Objective: Show every line in the records below that contains the word "this".

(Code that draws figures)
════════

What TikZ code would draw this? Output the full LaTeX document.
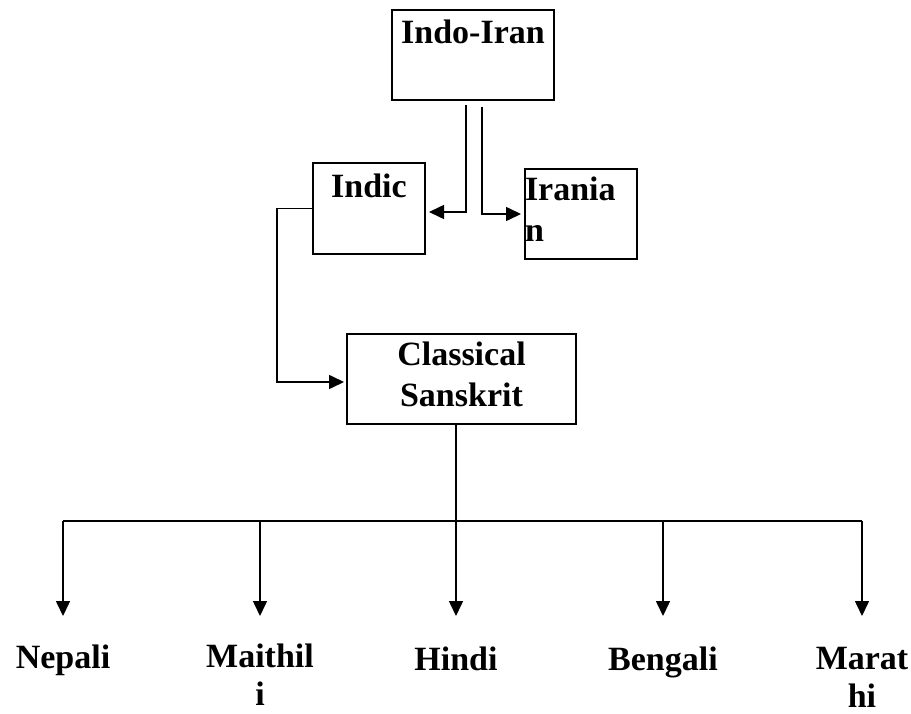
\documentclass[tikz,border=0pt]{standalone}
\usepackage{fontspec}
\setmainfont{Liberation Serif}
\usetikzlibrary{arrows.meta, positioning, calc}

\begin{document}
\begin{tikzpicture}[x=1pt, y=-1pt,
    box/.style={draw, line width=2pt, inner sep=0pt, anchor=north west,
        font=\fontsize{34}{41}\selectfont\bfseries},
    lang/.style={inner sep=0pt, anchor=base, align=center,
        font=\fontsize{34}{38}\selectfont\bfseries},
    link/.style={line width=1.6pt},
    arr/.style={link, -{Triangle[length=15pt, width=14pt]}}]
    \useasboundingbox (0,0) rectangle (911,714);

    % Boxes
    \node[box, text width=162pt, align=center, text height=34pt, text depth=56pt]
        (indoiran) at (391,9) {Indo-Iran};
    \node[box, text width=112pt, align=center, text height=35pt, text depth=56pt]
        (indic) at (312,162) {Indic};
    \node[box, text width=112pt, align=left, text height=32pt, text depth=58pt]
        (iranian) at (524,168) {Irania\\n};
    \node[box, text width=229pt, align=center, text height=32pt, text depth=58pt]
        (classical) at (346,333) {Classical\\Sanskrit};

    % Languages (base = last line)
    \node[lang] (nepali) at (63,668) {Nepali};
    \node[lang] (maithili) at (260,705) {Maithil\\i};
    \node[lang] (hindi) at (456,670) {Hindi};
    \node[lang] (bengali) at (663,670) {Bengali};
    \node[lang] (marathi) at (862,707) {Marat\\hi};

    % Upper links
    \draw[arr] ($(indoiran.south west)+(75,4)$) |- ($(indic.east)+(3,3.5)$);
    \draw[arr] ($(indoiran.south west)+(91,6)$) |- ($(iranian.west)+(-3,0)$);
    \draw[arr] (indic.west) -- ++(-35,0) |- ($(classical.west)+(-2,3)$);

    % Branches
    \coordinate (bar) at (456,521);
    \coordinate (tips) at (456,616);
    \draw[link] (classical.south -| bar) -- (bar);
    \draw[link, line width=2pt] (nepali |- bar) -- (marathi |- bar);
    \foreach \n in {nepali, maithili, hindi, bengali, marathi}
        \draw[arr] (\n |- bar) -- (\n |- tips);
\end{tikzpicture}
\end{document}
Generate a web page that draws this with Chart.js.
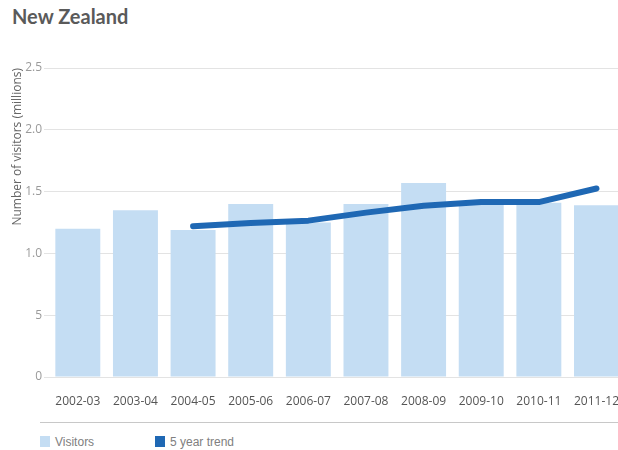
<!DOCTYPE html>
<html>
<head>
<meta charset="utf-8">
<script src="https://cdn.jsdelivr.net/npm/chart.js@4/dist/chart.umd.min.js"></script>
<style>
  html, body { margin: 0; padding: 0; background: #fff; overflow: hidden; width: 618px; height: 450px; }
  #titulo { position: absolute; left: 12px; top: 4px; margin: 0; font: 700 20px Lato, sans-serif; color: #5a5a5a; }
  #grafico-box { position: absolute; left: 0; top: 50px; width: 636px; height: 365px; }
  #separador { position: absolute; left: 40px; top: 422px; width: 578px; border-top: 1px solid #c8c8c8; }
  #legenda { position: absolute; left: 40px; top: 436px; font: 12px "Liberation Sans", Arial, sans-serif; color: #808080; }
  .item { position: absolute; top: 0; white-space: nowrap; line-height: 13px; }
  .item span.cor { display: inline-block; width: 10px; height: 11px; vertical-align: -1px; margin-right: 5px; }
</style>
</head>
<body>
<h1 id="titulo">New Zealand</h1>
<div id="grafico-box"><canvas id="grafico-nz"></canvas></div>
<div id="separador"></div>
<div id="legenda"></div>

<script>
const anos = ["2002-03", "2003-04", "2004-05", "2005-06", "2006-07", "2007-08", "2008-09", "2009-10", "2010-11", "2011-12"];
const visitantes = [1.20, 1.35, 1.19, 1.40, 1.25, 1.40, 1.57, 1.41, 1.41, 1.39];
const tendencia5anos = [null, null, 1.22, 1.245, 1.265, 1.33, 1.385, 1.415, 1.415, 1.525];
const rotulosY = ["0", "5", "1.0", "1.5", "2.0", "2.5"];

const corVisitantes = "#c4ddf3";
const corTendencia = "#1f68b4";

const legendaItens = [
  { label: "Visitors", cor: corVisitantes, x: 0 },
  { label: "5 year trend", cor: corTendencia, x: 115 }
];

document.getElementById("legenda").innerHTML = legendaItens
  .map(i => `<div class="item" style="left:${i.x}px"><span class="cor" style="background:${i.cor}"></span>${i.label}</div>`)
  .join("");

const ctx = document.getElementById("grafico-nz").getContext("2d");

new Chart(ctx, {
  type: "bar",
  data: {
    labels: anos,
    datasets: [
      {
        type: "line",
        label: "5 year trend",
        data: tendencia5anos,
        borderColor: corTendencia,
        borderWidth: 6,
        borderCapStyle: "round",
        borderJoinStyle: "round",
        pointRadius: 0,
        fill: false,
        order: 0
      },
      {
        label: "Visitors",
        data: visitantes,
        backgroundColor: corVisitantes,
        barPercentage: 0.78,
        categoryPercentage: 1,
        order: 1
      }
    ]
  },
  options: {
    responsive: true,
    maintainAspectRatio: false,
    animation: false,
    layout: { padding: { top: 18, left: 0, right: 0, bottom: 0 } },
    plugins: {
      legend: { display: false },
      tooltip: { enabled: false }
    },
    scales: {
      x: {
        grid: { display: false, drawTicks: false },
        border: { display: true, color: "#e3e3e3" },
        ticks: {
          color: "#555",
          padding: 17,
          maxRotation: 0,
          font: { family: "'Open Sans', sans-serif", size: 12 }
        },
        afterFit: scale => { scale.height = 38; }
      },
      y: {
        min: 0,
        max: 2.5,
        border: { display: false },
        grid: { color: "#e3e3e3", tickLength: 5, drawTicks: true },
        ticks: {
          stepSize: 0.5,
          color: "#9a9a9a",
          padding: 2,
          font: { family: "'Open Sans', sans-serif", size: 12 },
          callback: (val, i) => rotulosY[i]
        },
        title: {
          display: true,
          text: "Number of visitors (millions)",
          align: "end",
          color: "#666",
          padding: { top: 10, bottom: 0 },
          font: { family: "'Open Sans', sans-serif", size: 12 }
        },
        afterFit: scale => { scale.width = 49; }
      }
    }
  }
});
</script>
</body>
</html>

════════

Solution to the problem:
What TikZ code would draw this? Output the full LaTeX document.
Generate a web page that draws this with Chart.js.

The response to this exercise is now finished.